Домой, в свою московскую квартиру, мы вернулись в последний раз. Мы переживали радостный и грустный момент жизни: наутро мы покинем наш дом и уедем из нашей страны. Где и каков будет новый дом? Никакого представления об этом мы тогда не имели.
Я никогда не был патриотом-идиотом, любящим свою страну только за то, что там родился. Любовь к стране должна основываться на уважении к ней, к сё истории, к её общественному устройству. Если я что русское и любил, так это русскую литературу и искусство. А за тот последний год во мне накопилось много горечи и обиды на мою страну. В последнюю ночь в Москве я сел в последний раз за свой большой и красивый письменный стол и написал стихотворение:
Прощальное
Я не кинусь тебе на шею,
Не возьму с собой прах твой, Русь —
Покидаю и не жалею,
Никогда к тебе не вернусь.
Ни берёзки твои, ни раздолье
Не заманят меня назад;
Без тоски и сердечной боли
Я расстаться с тобою рад.
Не придёт ко мне ностальгия,
Не заставит меня грустить —
Всё мне чуждо в тебе, Россия,
Всё мне хочется позабыть.
Рано утром мы снова в том же зале аэропорта, уже без вещей. И вообще почти без ничего: только билеты и визы. Не было паспортов, их отбирали вместе с советским гражданством (и за это ещё брали по 500 рублей с каждого, тогда это было много). Денег у нас тоже почти не было: при выезде разрешалось обменивать всего по 100 рублей на человека. Мы не только не имели права вывозить наши накопления, но даже лишались права получать пенсии. Я и жена проработали по 25 лет, а мой отец-ветеран — 50 лет. И за весь этот труд — ничего. И никаких документов у нас не было: свидетельство о рождении, свидетельство о браке, диплом об образовании — ничего вывозить не разрешалось. К таким, как мы, вполне можно было применить поговорку: гол, как сокол. Если уж нас не раздевали физически, то отбирали всё, что составляет достояние современного человека. Страну, которая выпускает своих людей почти голыми, такую страну покидать было не жалко.
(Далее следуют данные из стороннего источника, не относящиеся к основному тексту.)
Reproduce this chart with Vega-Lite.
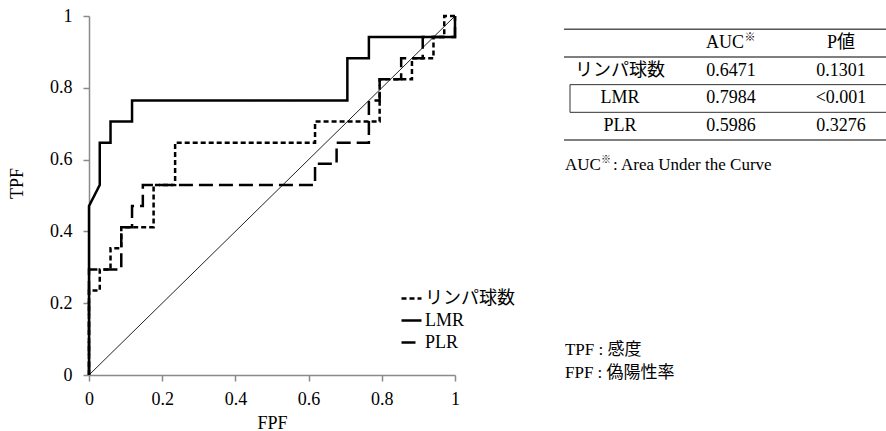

Объявили посадку на наш самолёт, и я напоследок пошёл в уборную. Там перед дверью стояла старуха-уборщица в грязном синем халате, повязанная серым платком. В руках она держала щётку для подметания с примотанной на конце тряпкой — сё орудие производства. Чем-то разъярённая, она потрясала тряпкой и громко кричала:
— На сиденья сапогами становятся!.. Все сиденья обделали!.. Ну что за люди за такие — срать и то не умеют!..
Это были последние слова, которые я услышал на родине.
Всё на международном аэровокзале было устроено так, чтобы расставленные повсюду агенты КГБ в штатском могли следить за людьми и улетающие были изолированы от провожающих. В изоляции мы подходили к будкам, в которых издали видны были пограничники с темно-зелёными погонами. В узком проходе перед каждой будкой — складной механический барьер, преграждающий путь. С неприятным сухим щелчком он открывался после проверки документов. Для нас это ворота в новую жизнь. Шаг за этот барьер был тем волнительным моментом, которого мы так долго ждали. Не доверяя властям, я всё ожидал каких-нибудь препятствий и осложнений. По визам в Израиль пограничники знали, что мы эмигранты, и смотрели на нас враждебно. Поэтому перед будкой я стратегически расположил всех своих по порядку: первым проходил Владимир-младший, наш сын. Расчёт был такой: если вдруг пограничники стали бы чинить ему препятствия, то мы с Ириной, находясь позади него ещё на советской стороне, могли бы вступиться. А окажись мы за барьером, нас уже могли не впустить обратно. Поэтому я и поставил сына вперёд. После него проходила Ирина. Опять-таки, если в последний момент меня задержат, то хотя бы они оба улетят вместе, а мать ему там будет даже нужней. За ними пройду я. А стариков-родителей, скорее всего, задерживать не станут, так что они будут нас замыкать.